Clint Eastwood's speech at the Republican National Convention was the memorable event of the evening, easily upstaging what was to come later. I'm a fan of Eastwood's acting and his great directorial skills, but not of his politics. In Tampa he gave a bizarre performance wherein he rambled about conservative issues and spoke to an empty chair meant to represent President Obama. It was hard to follow, but at least it was memorable.
The same can't be said for Mitt Romney. His acceptance speech was meant to be an introduction that gave voters a better idea of just who he is. It's telling that although he has been running for president for at least six years, so many don't know who he is.
After hearing his speech, one has to wonder if Romney wasn't the real empty chair at the RNC. He talked about the greatness of America while trying to indict Obama for allegedly diminshing us. He introduced his family. What he didn't do was to offer anything of substance. The man who famously tries to be everything to everyone did it again and wound up being not much to most of us.
Romney didn't offer any bold policy ideas, nor did he tell us how he would go about solving any of the problems he ranted about. He's for American exeptionalism and flag-waving. What will he do that will benefit working Americans?

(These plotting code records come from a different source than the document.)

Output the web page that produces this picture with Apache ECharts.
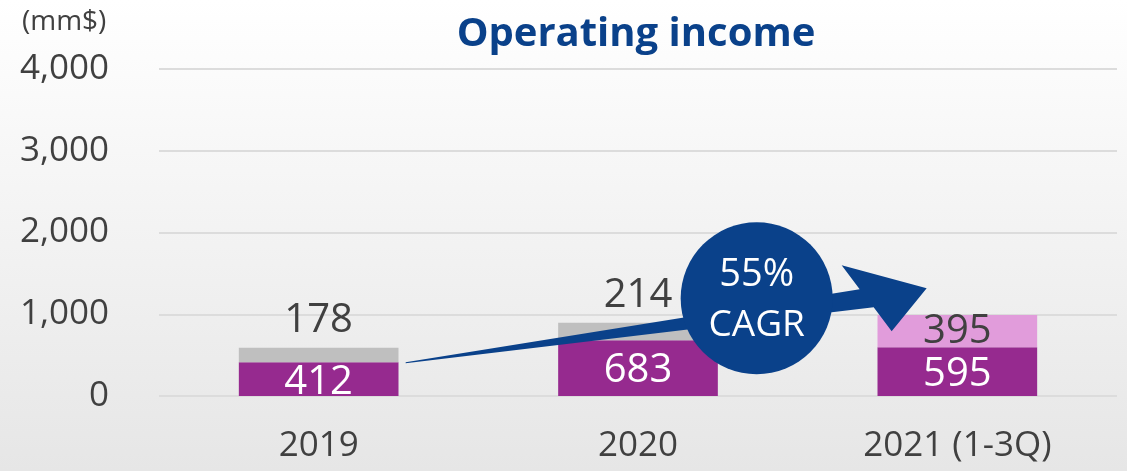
<!DOCTYPE html>
<html>
<head>
<meta charset="utf-8">
<script src="https://cdn.jsdelivr.net/npm/echarts@6/dist/echarts.min.js"></script>
<style>
  html, body { margin: 0; padding: 0; }
  #chart { width: 1127px; height: 471px; }
</style>
</head>
<body>
<div id="chart"></div>
<script>
// data
const years = ['2019', '2020', '2021 (1-3Q)']
const baseValues = [412, 683, 595]      // purple segment
const topValues = [178, 214, 395]       // gray / pink segment
const yTicks = { min: 0, max: 4000, interval: 1000 }
const cagrText = ['55%', 'CAGR']

const FONT = '"Open Sans", "Noto Sans", sans-serif'
const purple = '#962a8f'
const gray = '#bfbfbf'
const pink = '#e19cdb'
const blue = '#0a418a'
const textDark = '#404040'

const chart = echarts.init(document.getElementById('chart'))

const topData = topValues.map((v, i) => {
  const last = i === topValues.length - 1
  return {
    value: v,
    itemStyle: { color: last ? pink : gray },
    label: last ? { position: 'inside' } : { position: 'top', distance: 7 }
  }
})

chart.setOption({
  backgroundColor: new echarts.graphic.LinearGradient(0, 0, 0, 1, [
    { offset: 0, color: '#ffffff' },
    { offset: 1, color: '#e6e6e6' }
  ]),
  title: [
    {
      text: 'Operating income',
      left: 631, top: 10, textAlign: 'center',
      textStyle: { fontFamily: FONT, fontWeight: 'bold', fontSize: 40, color: blue }
    },
    {
      text: '(mm$)',
      left: 17, top: 3,
      textStyle: { fontFamily: FONT, fontWeight: 'normal', fontSize: 28, color: textDark }
    }
  ],
  grid: { left: 159, right: 10, top: 69, bottom: 75 },
  xAxis: {
    type: 'category',
    data: years,
    axisLine: { show: false },
    axisTick: { show: false },
    axisLabel: { fontFamily: FONT, fontSize: 35, color: textDark, margin: 33 }
  },
  yAxis: {
    type: 'value',
    min: yTicks.min, max: yTicks.max, interval: yTicks.interval,
    axisLabel: { fontFamily: FONT, fontSize: 35, color: textDark, margin: 50 },
    splitLine: { lineStyle: { color: '#dcdcdc', width: 2 } }
  },
  series: [
    {
      type: 'bar', stack: 'oi', barWidth: '50%',
      data: baseValues,
      itemStyle: { color: purple },
      label: { show: true, position: 'inside', fontFamily: FONT, fontSize: 40, color: '#fff', offset: [0, 3] }
    },
    {
      type: 'bar', stack: 'oi',
      data: topData,
      label: { show: true, fontFamily: FONT, fontSize: 40, color: textDark }
    }
  ]
})

// CAGR arrow + bubble, anchored on the 2019 purple bar
function drawCagr() {
  const p = chart.convertToPixel({ seriesIndex: 0 }, [0, baseValues[0]])
  const sx = p[0] + 87, sy = p[1]
  const pts = [
    [0, 0], [454, -73], [436, -97], [521, -74], [486, -31], [468, -55], [0, 1]
  ].map(d => [sx + d[0], sy + d[1]])
  chart.setOption({
    graphic: [
      { type: 'polygon', shape: { points: pts }, style: { fill: blue }, z: 10 },
      { type: 'circle', shape: { cx: sx + 351, cy: sy - 64, r: 76 }, style: { fill: blue }, z: 11 },
      {
        type: 'text', x: sx + 351, y: sy - 87, z: 12,
        style: { text: cagrText[0], fill: '#fff', font: '38px ' + FONT, align: 'center', verticalAlign: 'middle' }
      },
      {
        type: 'text', x: sx + 351, y: sy - 37, z: 12,
        style: { text: cagrText[1], fill: '#fff', font: '37px ' + FONT, align: 'center', verticalAlign: 'middle' }
      }
    ]
  })
}
drawCagr()
</script>
</body>
</html>
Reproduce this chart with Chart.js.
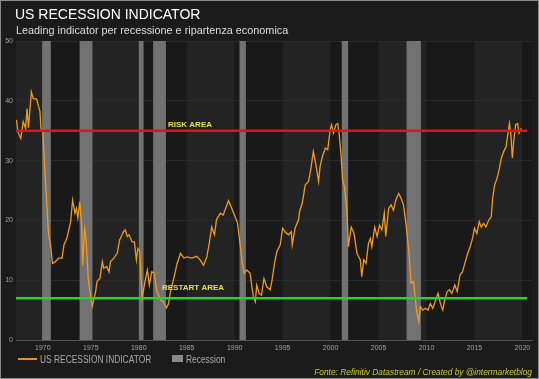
<!DOCTYPE html>
<html>
<head>
<meta charset="utf-8">
<script src="https://cdn.jsdelivr.net/npm/chart.js@4"></script>
<style>
html,body{margin:0;padding:0;background:#1b1b1b;}
#wrap{width:539px;height:379px;position:relative;}
</style>
</head>
<body>
<div id="wrap"><canvas id="c"></canvas></div>
<script>
// ---- data ----
const dates = [1967.25,1967.4,1967.7,1967.95,1968.2,1968.35,1968.5,1968.8,1969.0,1969.35,1969.7,1969.8,
1970.0,1970.2,1970.4,1970.6,1970.8,1971.0,1971.3,1971.65,1972.0,1972.2,1972.5,1972.9,1973.1,1973.35,1973.5,1973.65,1973.85,
1974.05,1974.15,1974.35,1974.5,1974.75,1975.0,1975.15,1975.5,1975.65,1975.95,1976.2,1976.35,1976.65,1976.9,1977.05,1977.4,1977.75,
1978.0,1978.4,1978.6,1978.8,1979.0,1979.3,1979.55,1979.75,1979.9,1980.1,1980.35,1980.65,1980.9,1981.1,1981.35,1981.6,1981.9,
1982.3,1982.55,1982.9,1983.1,1983.3,1983.65,1984.0,1984.35,1984.7,1985.05,1985.5,1986.05,1986.4,1986.75,1987.1,1987.35,1987.6,1987.9,
1988.1,1988.5,1988.8,1989.2,1989.35,1989.7,1990.05,1990.3,1990.55,1990.8,1991.0,1991.25,1991.6,1991.8,1991.95,1992.15,1992.3,1992.55,1992.8,
1993.05,1993.35,1993.7,1993.9,1994.15,1994.4,1994.75,1995.0,1995.25,1995.6,1995.9,1996.0,1996.3,1996.65,1996.8,1997.05,1997.35,1997.7,1997.95,
1998.2,1998.45,1998.75,1998.9,1999.15,1999.45,1999.7,1999.95,2000.1,2000.3,2000.55,2000.75,2000.9,2001.1,2001.25,2001.45,2001.7,2001.85,
2002.15,2002.45,2002.75,2003.1,2003.25,2003.45,2003.7,2003.95,2004.15,2004.3,2004.6,2004.85,2005.1,2005.35,2005.6,2005.75,2006.05,2006.3,2006.55,2006.8,
2007.1,2007.35,2007.6,2007.85,2008.15,2008.4,2008.65,2008.85,2009.0,2009.2,2009.35,2009.6,2009.9,2010.15,2010.4,2010.65,2010.9,2011.2,2011.45,2011.7,2011.9,
2012.15,2012.4,2012.65,2012.95,2013.2,2013.5,2013.75,2014.05,2014.3,2014.55,2014.8,2015.0,2015.25,2015.5,2015.7,2015.95,2016.2,2016.5,2016.75,2016.9,
2017.1,2017.35,2017.6,2017.8,2018.05,2018.3,2018.5,2018.65,2018.8,2018.95,2019.1,2019.3,2019.5,2019.65,2019.9];
const indicator = [36.8,34.8,33.7,36.5,35.4,38.7,35.5,41.5,40.4,40.3,38.2,35.4,
34.8,28.7,23.1,17.6,15.9,12.8,13.1,13.7,13.7,15.9,17.0,19.8,23.4,21.2,22.0,20.4,23.1,
19.0,12.5,18.6,17.0,10.0,7.0,5.6,8.1,9.8,10.3,13.1,12.0,12.3,11.4,13.1,13.7,14.5,
16.7,18.1,18.4,17.3,17.6,16.4,16.4,13.4,15.3,14.8,7.0,9.8,11.7,9.2,11.4,11.2,8.1,
6.7,6.4,5.4,6.1,8.1,10.3,12.8,14.5,13.7,13.9,13.7,14.0,13.4,12.5,13.9,16.2,18.9,17.6,
20.1,21.2,20.9,22.6,23.3,22.0,20.6,19.5,16.2,12.8,11.2,11.7,11.2,8.9,7.2,6.4,9.2,7.8,7.5,
10.3,8.9,8.4,10.0,12.8,14.8,15.9,18.7,18.1,17.6,18.1,15.9,18.7,20.1,21.7,22.9,25.9,26.5,28.7,
31.5,29.5,26.5,29.0,30.7,32.1,31.8,35.1,36.0,34.6,36.0,36.2,34.3,30.7,26.8,25.6,21.7,15.6,
18.9,17.8,14.5,13.4,10.6,13.4,12.8,16.2,17.0,15.6,18.9,17.3,19.2,18.4,21.2,17.3,22.0,22.6,21.7,23.4,
24.5,23.7,22.6,19.5,15.1,9.5,9.8,6.7,4.5,3.1,5.6,5.0,5.3,5.0,6.1,5.3,6.4,7.8,6.1,5.0,6.7,
8.1,8.4,7.8,9.2,8.1,10.9,11.4,13.1,14.5,15.6,17.0,18.7,17.8,19.8,18.9,19.5,18.9,20.1,20.6,23.7,
25.9,27.0,28.7,30.4,31.5,32.3,34.6,36.2,34.3,30.4,33.4,36.0,36.2,34.6,35.4];
const recessionStart = [1969.92,1973.83,1980.0,1981.5,1990.5,2001.17,2007.92];
const recessionEnd   = [1970.83,1975.17,1980.5,1982.83,1991.17,2001.83,2009.42];
const xTickLabels = [1970,1975,1980,1985,1990,1995,2000,2005,2010,2015,2020];
const yTickLabels = [0,10,20,30,40,50];
const riskLevel = 35;
const restartLevel = 7;
const seriesName = "US RECESSION INDICATOR";
const recessionName = "Recession";
const titleText = "US RECESSION INDICATOR";
const subtitleText = "Leading indicator per recessione e ripartenza economica";
const sourceText = "Fonte: Refinitiv Datastream / Created by @intermarketblog";

const FONT = "'Liberation Sans', Arial, sans-serif";

function condensedText(ctx, text, x, y, sx) {
  ctx.save();
  ctx.translate(x, y);
  ctx.scale(sx, 1);
  ctx.fillText(text, 0, 0);
  ctx.restore();
}

const decor = {
  id: 'decor',
  beforeDraw(chart) {
    const ctx = chart.ctx, a = chart.chartArea, x = chart.scales.x;
    ctx.save();
    ctx.fillStyle = '#1b1b1b';
    ctx.fillRect(0, 0, chart.width, chart.height);
    for (let y0 = 1965; y0 < 2025; y0 += 5) {
      const l = Math.max(a.left, x.getPixelForValue(y0));
      const r = Math.min(a.right, x.getPixelForValue(y0 + 5));
      if (r <= l) continue;
      ctx.fillStyle = (((y0 - 1965) / 5) % 2 === 0) ? '#232323' : '#191919';
      ctx.fillRect(l, a.top, r - l, a.bottom - a.top);
    }
    ctx.restore();
  },
  beforeDatasetsDraw(chart) {
    const ctx = chart.ctx, a = chart.chartArea, x = chart.scales.x;
    ctx.save();
    ctx.fillStyle = '#727272';
    for (let i = 0; i < recessionStart.length; i++) {
      const l = x.getPixelForValue(recessionStart[i]);
      const r = x.getPixelForValue(recessionEnd[i]);
      ctx.fillRect(l, a.top, r - l, a.bottom - a.top);
    }
    ctx.restore();
  },
  afterDatasetsDraw(chart) {
    const ctx = chart.ctx, a = chart.chartArea, y = chart.scales.y, x = chart.scales.x;
    ctx.save();
    ctx.lineWidth = 2.5;
    const yr = y.getPixelForValue(riskLevel);
    ctx.strokeStyle = '#e01515';
    ctx.beginPath(); ctx.moveTo(a.left, yr); ctx.lineTo(x.getPixelForValue(2020.5), yr); ctx.stroke();
    const yg = y.getPixelForValue(restartLevel);
    ctx.strokeStyle = '#22d822';
    ctx.beginPath(); ctx.moveTo(a.left, yg); ctx.lineTo(x.getPixelForValue(2020.5), yg); ctx.stroke();
    ctx.fillStyle = '#e2e23c';
    ctx.font = "bold 8px " + FONT;
    ctx.textBaseline = 'alphabetic';
    ctx.textAlign = 'left';
    ctx.fillText('RISK AREA', 168, yr - 4);
    ctx.fillText('RESTART AREA', 162, yg - 8);
    ctx.restore();
  },
  afterDraw(chart) {
    const ctx = chart.ctx;
    ctx.save();
    ctx.textAlign = 'left';
    ctx.textBaseline = 'alphabetic';
    ctx.fillStyle = '#ffffff';
    ctx.font = "14px " + FONT;
    ctx.fillText(titleText, 15, 19);
    ctx.fillStyle = '#dcdcdc';
    ctx.font = "11px " + FONT;
    condensedText(ctx, subtitleText, 16, 34, 0.985);
    ctx.strokeStyle = '#e8941c';
    ctx.lineWidth = 2;
    ctx.beginPath(); ctx.moveTo(18, 359); ctx.lineTo(37, 359); ctx.stroke();
    ctx.fillStyle = '#a8a8a8';
    ctx.font = "10px " + FONT;
    condensedText(ctx, seriesName, 40, 362.5, 0.84);
    ctx.fillStyle = '#8a8a8a';
    ctx.fillRect(172, 355, 11, 7);
    ctx.fillStyle = '#a8a8a8';
    condensedText(ctx, recessionName, 186, 362.5, 0.84);
    ctx.fillStyle = '#c9c92a';
    ctx.font = "italic 9px " + FONT;
    const w = ctx.measureText(sourceText).width * 0.93;
    condensedText(ctx, sourceText, 532 - w, 375, 0.93);
    ctx.strokeStyle = '#8a8a8a';
    ctx.lineWidth = 1;
    ctx.strokeRect(0.5, 0.5, chart.width - 1, chart.height - 1);
    ctx.restore();
  }
};

new Chart(document.getElementById('c'), {
  type: 'line',
  data: {
    datasets: [{
      label: seriesName,
      data: dates.map((d, i) => ({ x: d, y: indicator[i] })),
      borderColor: '#ef9a1e',
      borderWidth: 1.3,
      pointRadius: 0,
      tension: 0,
      fill: false
    }]
  },
  options: {
    animation: false,
    responsive: true,
    maintainAspectRatio: false,
    layout: { padding: { left: 0, right: 7, top: 41, bottom: 0 } },
    plugins: { legend: { display: false }, tooltip: { enabled: false }, title: { display: false } },
    scales: {
      x: {
        type: 'linear',
        min: 1967.2,
        max: 2021.0,
        afterBuildTicks: s => { s.ticks = xTickLabels.map(v => ({ value: v })); },
        afterFit: s => { s.height = 39; },
        grid: { display: false, drawTicks: false },
        border: { display: true, color: '#555555', width: 1 },
        ticks: { color: '#a0a0a0', font: { size: 7, family: FONT }, padding: 4, maxRotation: 0, autoSkip: false,
                 callback: v => String(v) }
      },
      y: {
        min: 0,
        max: 50,
        afterBuildTicks: s => { s.ticks = yTickLabels.map(v => ({ value: v })); },
        afterFit: s => { s.width = 16; },
        grid: { color: '#2a2a2a', drawTicks: false, lineWidth: 1 },
        border: { display: false },
        ticks: { color: '#a0a0a0', font: { size: 7, family: FONT }, padding: 3 }
      }
    }
  },
  plugins: [decor]
});
</script>
</body>
</html>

Today's Republican Party can't win on their issues. They cater to the base and try their best to lie low with moderates and speak in obtuse phrases that never delve into real policy. Romney's checkered business and tax records and his flip-flopping on important issues make it incumbent upon his candidacy that he remain vague to have a chance.
He accomplished that task and nothing more. Romney, in the end, had less substance than Eastwood's empty chair.